--- start ---
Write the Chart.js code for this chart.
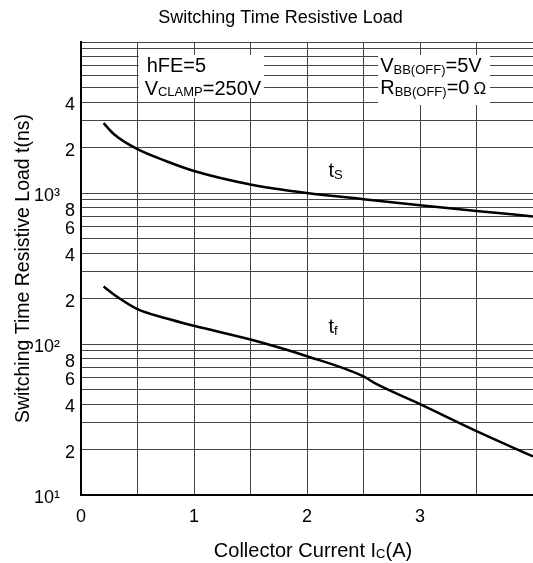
<!DOCTYPE html>
<html lang="en">
<head>
  <meta charset="UTF-8">
  <title>Switching Time Resistive Load</title>
  <script src="https://cdn.jsdelivr.net/npm/chart.js"></script>
  <style>
    body { margin: 0; background: #fff; }
  </style>
</head>
<body>
  <canvas id="chart" width="533" height="563"></canvas>

  <script>
    // Collector current (A) and switching times (ns)
    const icTs = [0.2, 0.3, 0.5, 0.75, 1, 1.5, 2, 2.5, 3, 3.5, 4];
    const tsValues = [2900, 2420, 1950, 1630, 1400, 1140, 1000, 910, 830, 760, 700];
    const icTf = [0.2, 0.3, 0.5, 0.75, 1, 1.5, 2, 2.5, 2.6, 3, 3.5, 4];
    const tfValues = [240, 210, 170, 148, 132, 107, 83, 61, 55, 40, 26.5, 18];

    const xLabels = ['0', '1', '2', '3'];
    const yDecades = [10, 100, 1000];
    const yMantissas = [1, 2, 3, 4, 5, 6, 7, 8, 9];
    const yMinorLabels = [2, 4, 6, 8];
    const supDigits = ['\u2070', '\u00b9', '\u00b2', '\u00b3', '\u2074'];

    const FONT = 'Arial, "Liberation Sans", sans-serif';

    function toPoints(xs, ys) {
      return xs.map((x, i) => ({ x: x, y: ys[i] }));
    }

    // parts: [text, fontSize, dy]
    function drawParts(ctx, x, y, parts) {
      for (const [text, size, dy] of parts) {
        ctx.font = size + 'px ' + FONT;
        ctx.fillText(text, x, y + dy);
        x += ctx.measureText(text).width;
      }
      return x;
    }
    function partsWidth(ctx, parts) {
      let w = 0;
      for (const [text, size] of parts) {
        ctx.font = size + 'px ' + FONT;
        w += ctx.measureText(text).width;
      }
      return w;
    }

    const annotations = {
      id: 'annotations',
      afterDatasetsDraw(chart) {
        const { ctx, scales: { x, y } } = chart;
        ctx.save();
        ctx.textAlign = 'left';
        ctx.textBaseline = 'alphabetic';

        // boxes that blank the grid behind the condition text
        const boxL = { x0: x.getPixelForValue(0.51), x1: x.getPixelForValue(1.62) };
        const boxR = { x0: x.getPixelForValue(2.63), x1: x.getPixelForValue(3.62) };
        const top = y.getPixelForValue(8200);
        ctx.fillStyle = '#fff';
        ctx.fillRect(boxL.x0, top, boxL.x1 - boxL.x0, 43);
        ctx.fillRect(boxR.x0, top, boxR.x1 - boxR.x0, 50);

        ctx.fillStyle = '#000';
        drawParts(ctx, boxL.x0 + 8, top + 17, [['hFE=5', 20, 0]]);
        drawParts(ctx, boxL.x0 + 6, top + 40, [['V', 20, 0], ['CLAMP', 13, 1], ['=250V', 20, 0]]);
        drawParts(ctx, boxR.x0 + 2, top + 17, [['V', 20, 0], ['BB(OFF)', 13, 2], ['=5V', 20, 0]]);
        const rx = drawParts(ctx, boxR.x0 + 2, top + 39, [['R', 20, 0], ['BB(OFF)', 13, 2], ['=0', 20, 0]]);
        drawParts(ctx, rx + 4, top + 39, [['\u03a9', 17, 0]]);

        // curve labels
        drawParts(ctx, x.getPixelForValue(2.19), y.getPixelForValue(1276), [['t', 20, 0], ['S', 13, 2]]);
        drawParts(ctx, x.getPixelForValue(2.19), y.getPixelForValue(118), [['t', 20, 0], ['f', 13, 2]]);

        // chart title
        ctx.textAlign = 'center';
        drawParts(ctx, 280.5, 23, [['Switching Time Resistive Load', 18, 0]]);
        ctx.textAlign = 'left';

        // x axis title with subscript
        const xParts = [['Collector Current I', 20, 0], ['C', 13, 1], ['(A)', 20, 0]];
        const w = partsWidth(ctx, xParts);
        drawParts(ctx, 313 - w / 2, 557, xParts);
        ctx.restore();
      }
    };

    const gridColor = '#444';

    new Chart(document.getElementById('chart'), {
      type: 'line',
      data: {
        datasets: [
          { label: 'ts', data: toPoints(icTs, tsValues), borderColor: '#000', borderWidth: 2.5,
            pointRadius: 0, cubicInterpolationMode: 'monotone', fill: false },
          { label: 'tf', data: toPoints(icTf, tfValues), borderColor: '#000', borderWidth: 2.5,
            pointRadius: 0, cubicInterpolationMode: 'monotone', fill: false }
        ]
      },
      options: {
        responsive: false,
        animation: false,
        layout: { padding: { top: 42, left: 0, right: 0, bottom: 0 } },
        plugins: {
          legend: { display: false },
          tooltip: { enabled: false },
          title: { display: false }
        },
        scales: {
          x: {
            type: 'linear',
            min: 0,
            max: 4,
            afterFit(scale) {
              scale.height = 68;
              scale.paddingLeft = 0;
              scale.paddingRight = 0;
            },
            grid: { color: gridColor, lineWidth: 1, drawTicks: false },
            border: { display: true, color: '#000', width: 2 },
            ticks: {
              stepSize: 0.5,
              autoSkip: false,
              maxRotation: 0,
              padding: 11,
              color: '#000',
              font: { family: FONT, size: 18 },
              callback(v) {
                return Number.isInteger(v) && v < xLabels.length ? xLabels[v] : '';
              }
            }
          },
          y: {
            type: 'logarithmic',
            min: 10,
            max: 10000,
            afterFit(scale) {
              scale.width = 81;
              scale.paddingTop = 0;
              scale.paddingBottom = 0;
            },
            afterBuildTicks(scale) {
              const ticks = [];
              yDecades.forEach(d => yMantissas.forEach(m => ticks.push({ value: m * d })));
              ticks.push({ value: 10000 });
              scale.ticks = ticks;
            },
            grid: { color: gridColor, lineWidth: 1, drawTicks: false },
            border: { display: true, color: '#000', width: 2 },
            title: {
              display: true,
              text: 'Switching Time Resistive Load t(ns)',
              color: '#000',
              font: { family: FONT, size: 19.5, lineHeight: 1.2 },
              padding: { top: 12, bottom: 0 }
            },
            ticks: {
              autoSkip: false,
              padding: 6,
              labelOffset: 3,
              color: '#000',
              font: { family: FONT, size: 18 },
              callback(v) {
                const e = Math.floor(Math.log10(v) + 1e-9);
                const m = Math.round(v / Math.pow(10, e));
                if (m === 1) return e < 4 ? '10' + supDigits[e] + '   ' : '';
                if (yMinorLabels.includes(m) && (e < 3 || m <= 4)) return String(m);
                return '';
              }
            }
          }
        }
      },
      plugins: [annotations]
    });
  </script>
</body>
</html>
--- end ---
**WHAT IS REQUIRED:** Reproduce only the lines from the beginning of the data through the line that contains "40, 26.5, 18];", both included, and please drop the pictures.

**TASK RESPONSE:**
Write the Chart.js code for this chart.
<!DOCTYPE html>
<html lang="en">
<head>
  <meta charset="UTF-8">
  <title>Switching Time Resistive Load</title>
  <script src="https://cdn.jsdelivr.net/npm/chart.js"></script>
  <style>
    body { margin: 0; background: #fff; }
  </style>
</head>
<body>
  <canvas id="chart" width="533" height="563"></canvas>

  <script>
    // Collector current (A) and switching times (ns)
    const icTs = [0.2, 0.3, 0.5, 0.75, 1, 1.5, 2, 2.5, 3, 3.5, 4];
    const tsValues = [2900, 2420, 1950, 1630, 1400, 1140, 1000, 910, 830, 760, 700];
    const icTf = [0.2, 0.3, 0.5, 0.75, 1, 1.5, 2, 2.5, 2.6, 3, 3.5, 4];
    const tfValues = [240, 210, 170, 148, 132, 107, 83, 61, 55, 40, 26.5, 18];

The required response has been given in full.